With everything costing more than a few years ago, money could be tight next year despite the healthy top-line revenue. While the rate of inflation might slow down, the price hikes that have happened are likely here to stay.
2. The era of rock-bottom interest rates might be over.
Recent history has lulled us into expecting low interest rates in perpetuity. That may not be the case.
In response to the Great Recession, the Federal Reserve made aggressive cuts to the federal funds rate and kept interest rates remarkably low for an extended period. The U.S. bank prime rate stayed below 4% for nearly 10 years (see figure). It’s almost shocking to remind ourselves that for the 25 years prior the prime rate averaged 8%.
In 2018 to 2019, the Fed began to transition us to a more “normal” rate environment with a series of rate hikes. The prime rate got to 5.5%; then COVID-19 hit and the Fed reversed course.
Recently, in response to inflation, the Fed has started raising rates again, and as of this writing, the prime rate is back to 5.5%. It’s anyone’s guess as to where rates will go from here, but it’s important to consider that the low-rate years we experienced from 2008 to 2017 may prove to have been more of an exception than a normal baseline that we can expect to return to.
3. Save or spend?
In my last column, I talked about tax planning. It may be tempting to take your 2022 earnings and buy a truck or piece of equipment for “tax purposes,” but that might not be the most prudent long-term move.
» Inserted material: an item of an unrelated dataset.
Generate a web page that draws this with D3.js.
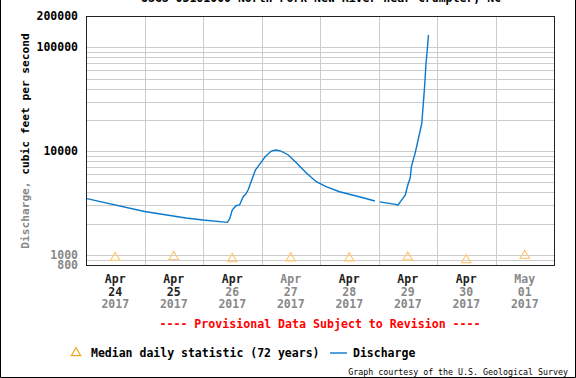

Buying equipment and taking advantage of accelerated depreciation to reduce your tax liability could be a smart decision. Ideally, though, make investments consistent with the long-term strategy for your business. In some cases, this could mean foregoing a tax write-off to preserve liquidity for the next year.
4. Risk management matters — a lot.
Dairy producers have a range of risk management options available at government-subsidized rates. Take advantage of these options.
Dairy Margin Coverage (DMC), Dairy Revenue Protection (DRP), and Livestock Gross Margin (LGM-Dairy) are available on the dairy side, and there are more options for crops. Each has benefits and limitations, and there’s no single “right plan” for everyone, but spend some time with your advisers to consider what plan or combination will work for you.
Producers can secure “catastrophic coverage” at minimal cost; at least do that. For most, it’s a prudent decision to buy up your coverage at some level to manage the multiple risks you face.
5. You may feel “young at heart,” but it’s time to think about the next generation.
If you’re anything like me, you’re closer to the end of your career than the beginning. Even if you’re just getting started, think about retirement sooner rather than later.
Contemplating your retirement, the future of your farm, and your legacy is important. When you plan to retire, what you want to do, and how you want to live, plus how you will pay for it all, are critical questions to ask. Too many farmers fail to adequately plan for retirement and build savings outside the farm business.
What you want your legacy to be is another important question. Do you want your farm to continue after you retire? Or do you plan to liquidate the operation to fund your golden years? Is there a next generation to succeed you or a nonfamily member who might continue the operation?
The earlier you start planning for a farm transition, the more likely it is to succeed. Think about the transition of not only the farm assets, but the operations and management. It’s important to fully prepare your successor by involving them in all aspects of the operation.
Planning for your own retirement and for the continuation of your farm is inextricably linked. Your farm is much more likely to survive and thrive after the transition if you have adequately prepared (both your successor and yourself) for your retirement. Thinking about off-farm savings, retirement income, and preparing for health care costs will free the farm operation from having to provide you with income when you retire and will help the next generation focus their financial resources on building the business.